--- Begin ---
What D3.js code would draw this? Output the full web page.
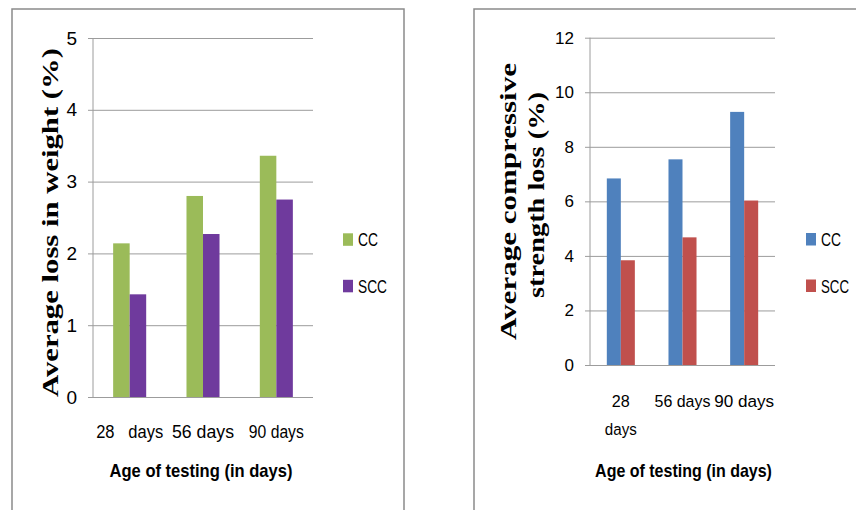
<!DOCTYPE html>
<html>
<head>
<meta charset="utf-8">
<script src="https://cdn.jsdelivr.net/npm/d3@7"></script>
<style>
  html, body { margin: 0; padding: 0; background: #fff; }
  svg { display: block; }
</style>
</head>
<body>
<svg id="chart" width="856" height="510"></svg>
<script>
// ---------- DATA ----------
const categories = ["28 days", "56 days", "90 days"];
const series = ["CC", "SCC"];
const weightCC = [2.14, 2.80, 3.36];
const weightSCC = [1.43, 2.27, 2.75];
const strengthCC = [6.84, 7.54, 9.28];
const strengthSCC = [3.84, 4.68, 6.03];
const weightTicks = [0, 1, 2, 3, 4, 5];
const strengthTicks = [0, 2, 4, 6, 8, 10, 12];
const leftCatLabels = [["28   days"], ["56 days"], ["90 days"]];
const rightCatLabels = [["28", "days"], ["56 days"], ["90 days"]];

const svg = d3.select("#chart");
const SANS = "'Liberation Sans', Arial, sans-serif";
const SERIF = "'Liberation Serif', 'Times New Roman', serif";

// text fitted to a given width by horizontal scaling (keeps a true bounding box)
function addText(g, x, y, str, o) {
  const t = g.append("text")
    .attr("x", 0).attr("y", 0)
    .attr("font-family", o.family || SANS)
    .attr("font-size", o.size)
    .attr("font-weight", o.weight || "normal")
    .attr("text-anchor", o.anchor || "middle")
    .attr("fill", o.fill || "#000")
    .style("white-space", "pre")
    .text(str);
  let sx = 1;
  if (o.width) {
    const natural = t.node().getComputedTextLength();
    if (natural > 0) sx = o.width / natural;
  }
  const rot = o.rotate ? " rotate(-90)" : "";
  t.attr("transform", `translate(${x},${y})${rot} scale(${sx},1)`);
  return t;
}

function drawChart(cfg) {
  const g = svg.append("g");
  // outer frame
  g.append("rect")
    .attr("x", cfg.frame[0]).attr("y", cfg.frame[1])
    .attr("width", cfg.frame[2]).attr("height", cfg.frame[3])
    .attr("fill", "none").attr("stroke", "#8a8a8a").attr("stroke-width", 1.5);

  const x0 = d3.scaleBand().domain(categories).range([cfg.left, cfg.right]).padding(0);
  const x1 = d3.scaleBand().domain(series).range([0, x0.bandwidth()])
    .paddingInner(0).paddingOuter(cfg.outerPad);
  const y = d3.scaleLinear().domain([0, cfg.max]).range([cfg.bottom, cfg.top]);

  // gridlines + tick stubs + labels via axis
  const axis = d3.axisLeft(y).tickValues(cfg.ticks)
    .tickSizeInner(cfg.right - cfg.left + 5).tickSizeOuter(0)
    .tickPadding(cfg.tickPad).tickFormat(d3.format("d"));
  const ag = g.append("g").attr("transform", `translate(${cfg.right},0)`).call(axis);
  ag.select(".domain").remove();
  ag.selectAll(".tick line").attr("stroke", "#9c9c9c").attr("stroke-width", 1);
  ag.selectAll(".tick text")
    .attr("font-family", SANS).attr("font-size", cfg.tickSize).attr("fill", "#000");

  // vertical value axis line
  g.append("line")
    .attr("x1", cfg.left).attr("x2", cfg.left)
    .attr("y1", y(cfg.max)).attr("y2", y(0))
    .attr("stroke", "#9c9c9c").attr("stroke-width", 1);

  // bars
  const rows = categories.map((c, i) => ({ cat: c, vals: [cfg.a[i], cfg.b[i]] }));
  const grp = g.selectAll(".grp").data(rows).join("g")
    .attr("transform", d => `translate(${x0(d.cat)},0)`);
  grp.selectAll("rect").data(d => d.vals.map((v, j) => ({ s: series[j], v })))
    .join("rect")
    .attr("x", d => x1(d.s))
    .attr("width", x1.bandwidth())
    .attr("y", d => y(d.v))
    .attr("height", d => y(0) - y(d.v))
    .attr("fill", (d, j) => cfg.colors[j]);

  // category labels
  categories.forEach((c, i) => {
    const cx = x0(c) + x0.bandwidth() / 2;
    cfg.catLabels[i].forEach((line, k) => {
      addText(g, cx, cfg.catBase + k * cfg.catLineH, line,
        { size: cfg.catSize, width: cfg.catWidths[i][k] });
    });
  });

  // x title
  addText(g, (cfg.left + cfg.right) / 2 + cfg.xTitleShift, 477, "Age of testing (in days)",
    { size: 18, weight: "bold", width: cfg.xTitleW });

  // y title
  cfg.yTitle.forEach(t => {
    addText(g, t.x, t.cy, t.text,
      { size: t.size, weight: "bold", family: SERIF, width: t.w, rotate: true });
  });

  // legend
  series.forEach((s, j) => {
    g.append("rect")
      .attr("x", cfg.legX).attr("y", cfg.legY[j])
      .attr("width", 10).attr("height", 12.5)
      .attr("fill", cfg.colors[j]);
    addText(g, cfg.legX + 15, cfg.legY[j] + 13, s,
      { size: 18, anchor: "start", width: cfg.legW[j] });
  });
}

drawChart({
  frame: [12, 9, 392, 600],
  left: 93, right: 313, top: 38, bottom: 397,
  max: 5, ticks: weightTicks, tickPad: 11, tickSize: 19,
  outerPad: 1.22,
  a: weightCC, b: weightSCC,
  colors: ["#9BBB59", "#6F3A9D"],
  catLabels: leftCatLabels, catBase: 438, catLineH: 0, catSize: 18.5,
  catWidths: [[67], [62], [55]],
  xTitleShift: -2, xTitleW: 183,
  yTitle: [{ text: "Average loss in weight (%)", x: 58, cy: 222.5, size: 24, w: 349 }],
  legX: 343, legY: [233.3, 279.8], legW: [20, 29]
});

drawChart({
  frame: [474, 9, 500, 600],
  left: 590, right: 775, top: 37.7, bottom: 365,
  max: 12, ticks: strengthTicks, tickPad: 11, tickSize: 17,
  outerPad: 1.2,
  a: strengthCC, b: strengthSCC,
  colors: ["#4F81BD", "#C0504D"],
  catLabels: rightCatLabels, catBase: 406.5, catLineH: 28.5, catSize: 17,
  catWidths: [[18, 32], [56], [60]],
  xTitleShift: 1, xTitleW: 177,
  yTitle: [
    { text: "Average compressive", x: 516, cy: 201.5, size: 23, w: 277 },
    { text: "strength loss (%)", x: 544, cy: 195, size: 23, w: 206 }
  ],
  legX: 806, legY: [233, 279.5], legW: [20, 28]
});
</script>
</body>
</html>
--- End ---
--- Begin ---
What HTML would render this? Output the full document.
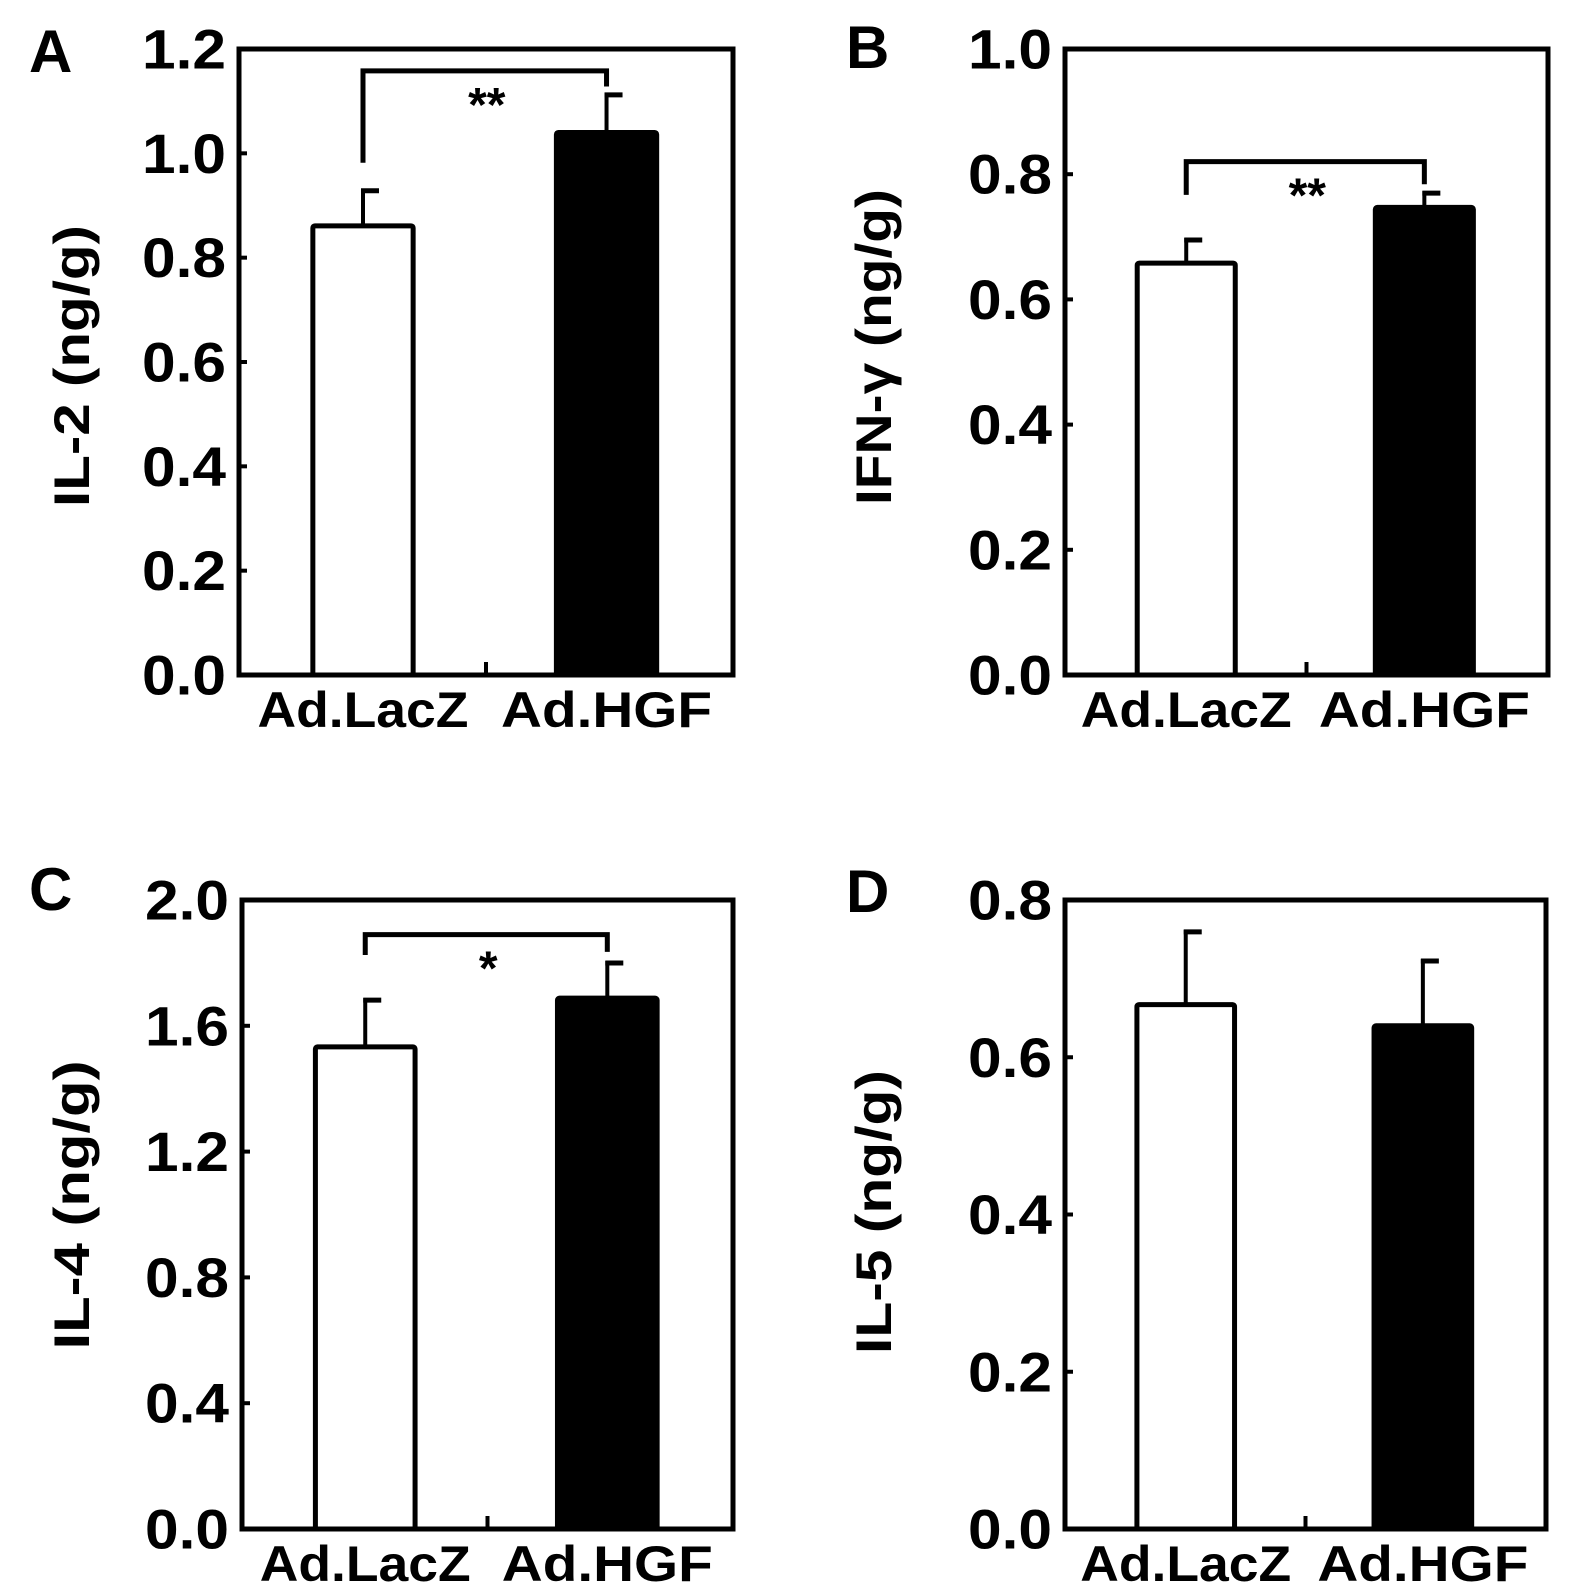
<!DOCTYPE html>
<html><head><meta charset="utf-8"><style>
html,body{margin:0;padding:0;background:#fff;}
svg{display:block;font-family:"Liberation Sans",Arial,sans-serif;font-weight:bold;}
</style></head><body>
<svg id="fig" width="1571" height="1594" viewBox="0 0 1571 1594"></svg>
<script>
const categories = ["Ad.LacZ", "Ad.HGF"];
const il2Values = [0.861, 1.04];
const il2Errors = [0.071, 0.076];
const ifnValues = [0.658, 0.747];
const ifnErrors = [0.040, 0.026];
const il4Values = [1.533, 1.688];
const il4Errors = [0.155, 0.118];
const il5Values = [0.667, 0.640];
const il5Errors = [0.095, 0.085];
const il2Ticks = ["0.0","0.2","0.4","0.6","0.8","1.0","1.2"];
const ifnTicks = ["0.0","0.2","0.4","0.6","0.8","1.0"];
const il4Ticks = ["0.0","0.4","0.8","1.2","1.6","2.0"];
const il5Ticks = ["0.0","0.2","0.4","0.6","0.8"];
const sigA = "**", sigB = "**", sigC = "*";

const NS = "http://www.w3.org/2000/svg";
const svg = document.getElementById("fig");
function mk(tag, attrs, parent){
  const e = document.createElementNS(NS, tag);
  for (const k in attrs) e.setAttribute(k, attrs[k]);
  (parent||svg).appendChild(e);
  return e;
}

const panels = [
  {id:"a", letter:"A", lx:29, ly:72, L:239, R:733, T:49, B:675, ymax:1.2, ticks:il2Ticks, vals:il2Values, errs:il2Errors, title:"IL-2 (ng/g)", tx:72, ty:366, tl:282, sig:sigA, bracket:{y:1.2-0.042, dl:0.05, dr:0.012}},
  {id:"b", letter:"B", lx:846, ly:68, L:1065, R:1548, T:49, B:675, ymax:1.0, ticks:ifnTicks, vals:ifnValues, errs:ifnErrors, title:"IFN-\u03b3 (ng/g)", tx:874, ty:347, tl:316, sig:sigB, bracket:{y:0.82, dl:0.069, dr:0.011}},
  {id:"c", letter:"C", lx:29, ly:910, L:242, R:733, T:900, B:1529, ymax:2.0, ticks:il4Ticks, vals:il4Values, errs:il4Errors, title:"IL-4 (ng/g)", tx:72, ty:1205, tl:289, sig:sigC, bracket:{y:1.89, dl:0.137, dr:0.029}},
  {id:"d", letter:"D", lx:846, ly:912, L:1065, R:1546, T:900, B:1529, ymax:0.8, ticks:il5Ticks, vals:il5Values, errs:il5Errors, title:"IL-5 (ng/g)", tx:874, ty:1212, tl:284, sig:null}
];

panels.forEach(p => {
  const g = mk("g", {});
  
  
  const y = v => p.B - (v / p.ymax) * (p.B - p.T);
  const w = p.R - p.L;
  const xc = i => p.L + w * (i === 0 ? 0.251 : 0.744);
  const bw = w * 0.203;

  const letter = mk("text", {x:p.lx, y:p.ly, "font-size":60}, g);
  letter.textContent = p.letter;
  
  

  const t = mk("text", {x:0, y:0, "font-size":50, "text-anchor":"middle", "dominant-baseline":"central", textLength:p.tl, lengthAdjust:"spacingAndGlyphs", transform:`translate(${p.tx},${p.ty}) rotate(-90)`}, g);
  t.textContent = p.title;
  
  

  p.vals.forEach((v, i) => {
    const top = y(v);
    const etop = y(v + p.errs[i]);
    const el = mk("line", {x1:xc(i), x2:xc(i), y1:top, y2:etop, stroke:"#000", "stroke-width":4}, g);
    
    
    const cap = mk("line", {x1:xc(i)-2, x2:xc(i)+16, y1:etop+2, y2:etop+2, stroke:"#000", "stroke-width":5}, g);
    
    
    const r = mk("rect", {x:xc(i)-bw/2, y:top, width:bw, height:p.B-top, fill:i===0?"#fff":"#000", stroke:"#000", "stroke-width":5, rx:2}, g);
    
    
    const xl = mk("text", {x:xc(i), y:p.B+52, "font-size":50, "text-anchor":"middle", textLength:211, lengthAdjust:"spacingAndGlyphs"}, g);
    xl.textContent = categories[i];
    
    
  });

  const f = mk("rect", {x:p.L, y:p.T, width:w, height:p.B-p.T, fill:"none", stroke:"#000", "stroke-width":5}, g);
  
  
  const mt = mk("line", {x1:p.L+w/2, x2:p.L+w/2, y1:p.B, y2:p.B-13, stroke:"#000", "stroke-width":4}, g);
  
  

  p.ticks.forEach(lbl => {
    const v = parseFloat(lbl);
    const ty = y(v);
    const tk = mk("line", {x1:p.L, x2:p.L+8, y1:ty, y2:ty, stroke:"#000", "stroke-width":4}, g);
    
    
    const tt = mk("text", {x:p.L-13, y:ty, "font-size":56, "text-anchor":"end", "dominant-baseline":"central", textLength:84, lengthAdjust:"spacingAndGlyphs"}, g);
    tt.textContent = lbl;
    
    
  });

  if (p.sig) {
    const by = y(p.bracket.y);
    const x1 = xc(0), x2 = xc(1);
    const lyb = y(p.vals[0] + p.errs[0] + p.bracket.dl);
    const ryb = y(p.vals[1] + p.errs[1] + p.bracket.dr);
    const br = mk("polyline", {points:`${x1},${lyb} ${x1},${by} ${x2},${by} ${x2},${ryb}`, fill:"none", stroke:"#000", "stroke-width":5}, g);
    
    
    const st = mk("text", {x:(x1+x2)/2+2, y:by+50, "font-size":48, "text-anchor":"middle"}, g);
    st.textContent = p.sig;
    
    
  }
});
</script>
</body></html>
--- End ---
# Given instruction
Where a line of the entries contains the word "What", copy that line.

# Written reply
What D3.js code would draw this? Output the full web page.
What HTML would render this? Output the full document.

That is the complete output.